WHAT TO DO — From the first line of the data below through the line holding "import numpy as np", output each line exactly and leave the pictures out.

* start GIVEN MATERIAL *

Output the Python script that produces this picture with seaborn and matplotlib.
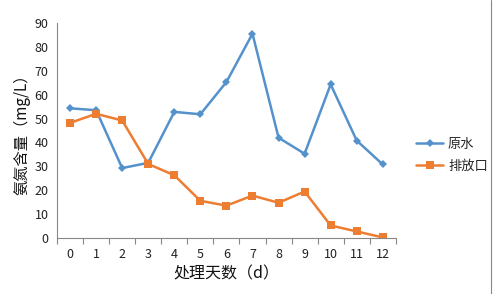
import matplotlib
matplotlib.use("Agg")
import matplotlib.pyplot as plt
import seaborn as sns
import pandas as pd
import numpy as np

days = list(range(13))
day_labels = [str(d) for d in days]
raw_water = [54.3, 53.5, 29.3, 31.5, 52.8, 51.8, 65.3, 85.5, 42.0, 35.3, 64.3, 40.8, 30.8]
outlet = [48.2, 52.0, 49.2, 31.0, 26.3, 15.6, 13.6, 17.8, 14.8, 19.5, 5.3, 2.8, 0.3]
series_names = ["原水", "排放口"]

sns.set_style("white")
plt.rcParams['font.family'] = ['Noto Sans CJK SC', 'DejaVu Sans']

df = pd.DataFrame({
    "day": days * 2,
    "value": raw_water + outlet,
    "series": [series_names[0]] * 13 + [series_names[1]] * 13,
})

fig = plt.figure(figsize=(4.96, 2.94), dpi=100)
ax = fig.add_axes([0.115, 0.19, 0.683, 0.732])
palette = {series_names[0]: "#5592CC", series_names[1]: "#ED7D31"}
sns.lineplot(data=df, x="day", y="value", hue="series", style="series",
             markers={series_names[0]: "D", series_names[1]: "s"},
             dashes=False, palette=palette, ax=ax, linewidth=1.8,
             markersize=5, markeredgewidth=0)
for line in ax.lines:
    if line.get_marker() == "D":
        line.set_markersize(4.5)
    elif line.get_marker() == "s":
        line.set_markersize(6)

ax.set_xlim(-0.5, 12.5)
ax.set_ylim(0, 90)
ax.set_yticks(range(0, 91, 10))
ax.set_xticks(days)
ax.set_xticklabels(day_labels)
ax.set_xticks(np.arange(-0.5, 13, 1), minor=True)
ax.tick_params(axis="x", which="major", length=0, pad=7, labelsize=9, colors="#222222")
ax.tick_params(axis="x", which="minor", length=4, width=0.8, color="#888888", direction="out")
ax.tick_params(axis="y", length=4, width=0.8, color="#888888", direction="out", labelsize=9, colors="#222222", pad=2)
ax.tick_params(axis="x", bottom=True, which="both")
for s in ["top", "right"]:
    ax.spines[s].set_visible(False)
for s in ["left", "bottom"]:
    ax.spines[s].set_color("#888888")
    ax.spines[s].set_linewidth(0.8)

ax.set_xlabel("处理天数（d）", fontsize=11.5, color="#111111", labelpad=3)
ax.set_ylabel("氨氮含量（mg/L）", fontsize=11, color="#111111", labelpad=3)

leg = ax.legend(loc="center left", bbox_to_anchor=(1.045, 0.385), frameon=False,
                fontsize=9.5, handlelength=2.0, handletextpad=0.4,
                labelspacing=0.7, borderaxespad=0, title=None)

fig.add_artist(plt.Line2D([0.99, 0.99], [0.0, 1.0], transform=fig.transFigure, color="#888888", linewidth=0.8))

fig.savefig("out.png", dpi=100)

* end GIVEN MATERIAL *

EXERCISE ANSWER —
Output the Python script that produces this picture with seaborn and matplotlib.
import matplotlib
matplotlib.use("Agg")
import matplotlib.pyplot as plt
import seaborn as sns
import pandas as pd
import numpy as np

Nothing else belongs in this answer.